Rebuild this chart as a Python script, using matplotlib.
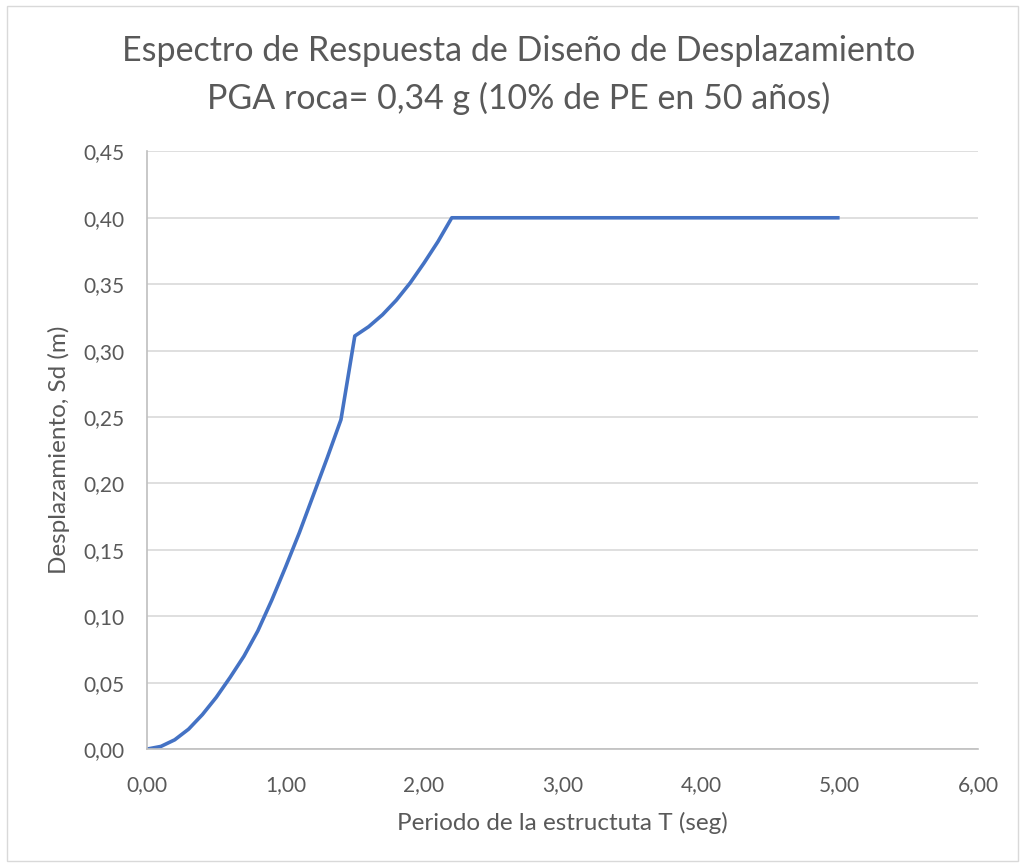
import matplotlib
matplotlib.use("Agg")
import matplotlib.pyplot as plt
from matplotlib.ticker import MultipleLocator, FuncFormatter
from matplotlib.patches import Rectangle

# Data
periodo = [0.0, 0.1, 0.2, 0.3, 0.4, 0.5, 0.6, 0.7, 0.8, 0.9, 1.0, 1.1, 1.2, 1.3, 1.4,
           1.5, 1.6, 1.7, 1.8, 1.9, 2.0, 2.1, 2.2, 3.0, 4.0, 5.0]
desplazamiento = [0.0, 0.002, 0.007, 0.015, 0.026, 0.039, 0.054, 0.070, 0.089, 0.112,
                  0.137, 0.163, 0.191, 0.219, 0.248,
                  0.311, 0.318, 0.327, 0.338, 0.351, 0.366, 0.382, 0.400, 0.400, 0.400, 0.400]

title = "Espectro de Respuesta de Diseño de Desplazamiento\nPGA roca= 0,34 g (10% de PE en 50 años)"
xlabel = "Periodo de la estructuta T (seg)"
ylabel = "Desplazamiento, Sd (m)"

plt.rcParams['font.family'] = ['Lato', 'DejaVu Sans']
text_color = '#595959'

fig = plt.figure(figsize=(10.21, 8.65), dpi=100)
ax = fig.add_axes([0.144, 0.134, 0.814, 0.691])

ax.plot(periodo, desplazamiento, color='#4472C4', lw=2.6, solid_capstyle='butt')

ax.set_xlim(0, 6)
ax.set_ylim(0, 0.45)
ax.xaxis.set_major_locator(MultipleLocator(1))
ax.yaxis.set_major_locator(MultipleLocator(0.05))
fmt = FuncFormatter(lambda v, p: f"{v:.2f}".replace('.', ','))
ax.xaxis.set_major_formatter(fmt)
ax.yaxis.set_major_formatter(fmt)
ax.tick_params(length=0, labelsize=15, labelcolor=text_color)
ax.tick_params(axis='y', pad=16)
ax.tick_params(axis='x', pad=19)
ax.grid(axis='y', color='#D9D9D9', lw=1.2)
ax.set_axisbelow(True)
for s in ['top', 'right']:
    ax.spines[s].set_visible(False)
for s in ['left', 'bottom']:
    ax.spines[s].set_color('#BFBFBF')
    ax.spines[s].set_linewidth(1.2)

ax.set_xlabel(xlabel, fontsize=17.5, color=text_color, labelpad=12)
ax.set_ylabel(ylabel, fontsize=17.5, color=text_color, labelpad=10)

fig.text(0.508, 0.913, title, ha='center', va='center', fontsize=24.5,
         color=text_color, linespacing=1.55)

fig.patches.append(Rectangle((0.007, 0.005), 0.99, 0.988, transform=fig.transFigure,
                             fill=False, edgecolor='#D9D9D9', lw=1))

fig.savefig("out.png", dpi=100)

● ● ●

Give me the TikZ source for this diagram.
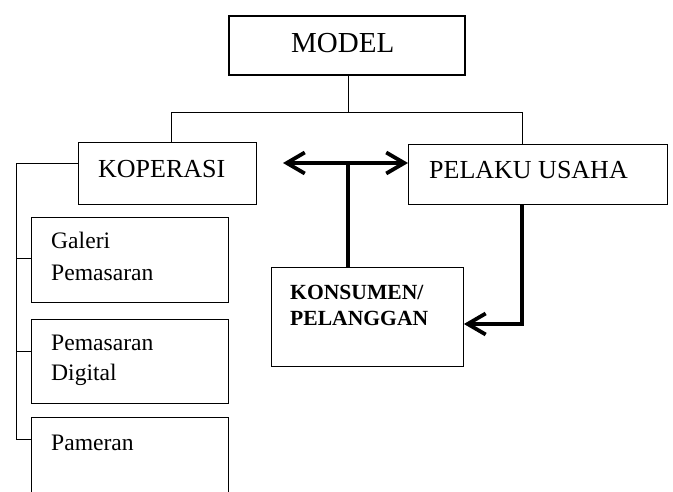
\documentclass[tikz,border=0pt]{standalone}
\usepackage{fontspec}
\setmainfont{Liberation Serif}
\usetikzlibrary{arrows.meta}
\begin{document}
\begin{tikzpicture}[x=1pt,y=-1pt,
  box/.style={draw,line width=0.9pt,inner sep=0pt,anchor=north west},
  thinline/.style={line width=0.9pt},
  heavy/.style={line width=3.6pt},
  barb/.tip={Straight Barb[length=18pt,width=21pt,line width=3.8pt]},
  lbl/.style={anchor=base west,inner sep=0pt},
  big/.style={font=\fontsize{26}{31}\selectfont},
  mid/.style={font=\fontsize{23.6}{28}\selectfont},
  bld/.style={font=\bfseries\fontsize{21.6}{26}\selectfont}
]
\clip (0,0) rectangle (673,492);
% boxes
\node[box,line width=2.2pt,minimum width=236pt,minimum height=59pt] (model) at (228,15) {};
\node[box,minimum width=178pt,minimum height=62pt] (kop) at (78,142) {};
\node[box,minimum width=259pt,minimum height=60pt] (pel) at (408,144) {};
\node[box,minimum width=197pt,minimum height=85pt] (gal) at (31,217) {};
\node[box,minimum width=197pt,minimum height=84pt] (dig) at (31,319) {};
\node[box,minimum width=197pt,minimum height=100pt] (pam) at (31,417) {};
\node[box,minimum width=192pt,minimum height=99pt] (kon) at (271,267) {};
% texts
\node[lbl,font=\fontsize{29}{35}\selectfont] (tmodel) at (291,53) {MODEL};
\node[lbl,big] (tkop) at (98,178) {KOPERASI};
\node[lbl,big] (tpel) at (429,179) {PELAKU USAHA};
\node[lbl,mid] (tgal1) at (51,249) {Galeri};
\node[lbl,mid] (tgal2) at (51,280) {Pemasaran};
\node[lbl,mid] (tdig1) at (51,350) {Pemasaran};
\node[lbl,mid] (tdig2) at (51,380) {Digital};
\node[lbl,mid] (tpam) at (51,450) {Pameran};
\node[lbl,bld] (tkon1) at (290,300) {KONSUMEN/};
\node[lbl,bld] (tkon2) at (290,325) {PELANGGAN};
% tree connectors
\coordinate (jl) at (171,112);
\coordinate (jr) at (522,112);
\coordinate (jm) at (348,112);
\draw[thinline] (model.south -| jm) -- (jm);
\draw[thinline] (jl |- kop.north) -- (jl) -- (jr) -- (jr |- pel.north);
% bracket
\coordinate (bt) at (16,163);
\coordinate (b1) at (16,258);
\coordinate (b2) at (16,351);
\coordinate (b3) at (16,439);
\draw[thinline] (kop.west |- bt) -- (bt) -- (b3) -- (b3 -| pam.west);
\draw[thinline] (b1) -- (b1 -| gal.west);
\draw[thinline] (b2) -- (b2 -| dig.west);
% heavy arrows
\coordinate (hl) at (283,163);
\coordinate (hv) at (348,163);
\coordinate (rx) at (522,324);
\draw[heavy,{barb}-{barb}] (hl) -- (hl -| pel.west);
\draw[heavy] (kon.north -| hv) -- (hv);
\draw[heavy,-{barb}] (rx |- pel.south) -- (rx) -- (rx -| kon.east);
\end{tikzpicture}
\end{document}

● ● ●

## Description of the task
Go back to the listing above and reproduce, exactly, the stretch from the line bearing "Rebuild this chart" through the line bearing "ax.spines[s].set_linewidth(1.2)", without its pictures.

## The result
Rebuild this chart as a Python script, using matplotlib.
import matplotlib
matplotlib.use("Agg")
import matplotlib.pyplot as plt
from matplotlib.ticker import MultipleLocator, FuncFormatter
from matplotlib.patches import Rectangle

# Data
periodo = [0.0, 0.1, 0.2, 0.3, 0.4, 0.5, 0.6, 0.7, 0.8, 0.9, 1.0, 1.1, 1.2, 1.3, 1.4,
           1.5, 1.6, 1.7, 1.8, 1.9, 2.0, 2.1, 2.2, 3.0, 4.0, 5.0]
desplazamiento = [0.0, 0.002, 0.007, 0.015, 0.026, 0.039, 0.054, 0.070, 0.089, 0.112,
                  0.137, 0.163, 0.191, 0.219, 0.248,
                  0.311, 0.318, 0.327, 0.338, 0.351, 0.366, 0.382, 0.400, 0.400, 0.400, 0.400]

title = "Espectro de Respuesta de Diseño de Desplazamiento\nPGA roca= 0,34 g (10% de PE en 50 años)"
xlabel = "Periodo de la estructuta T (seg)"
ylabel = "Desplazamiento, Sd (m)"

plt.rcParams['font.family'] = ['Lato', 'DejaVu Sans']
text_color = '#595959'

fig = plt.figure(figsize=(10.21, 8.65), dpi=100)
ax = fig.add_axes([0.144, 0.134, 0.814, 0.691])

ax.plot(periodo, desplazamiento, color='#4472C4', lw=2.6, solid_capstyle='butt')

ax.set_xlim(0, 6)
ax.set_ylim(0, 0.45)
ax.xaxis.set_major_locator(MultipleLocator(1))
ax.yaxis.set_major_locator(MultipleLocator(0.05))
fmt = FuncFormatter(lambda v, p: f"{v:.2f}".replace('.', ','))
ax.xaxis.set_major_formatter(fmt)
ax.yaxis.set_major_formatter(fmt)
ax.tick_params(length=0, labelsize=15, labelcolor=text_color)
ax.tick_params(axis='y', pad=16)
ax.tick_params(axis='x', pad=19)
ax.grid(axis='y', color='#D9D9D9', lw=1.2)
ax.set_axisbelow(True)
for s in ['top', 'right']:
    ax.spines[s].set_visible(False)
for s in ['left', 'bottom']:
    ax.spines[s].set_color('#BFBFBF')
    ax.spines[s].set_linewidth(1.2)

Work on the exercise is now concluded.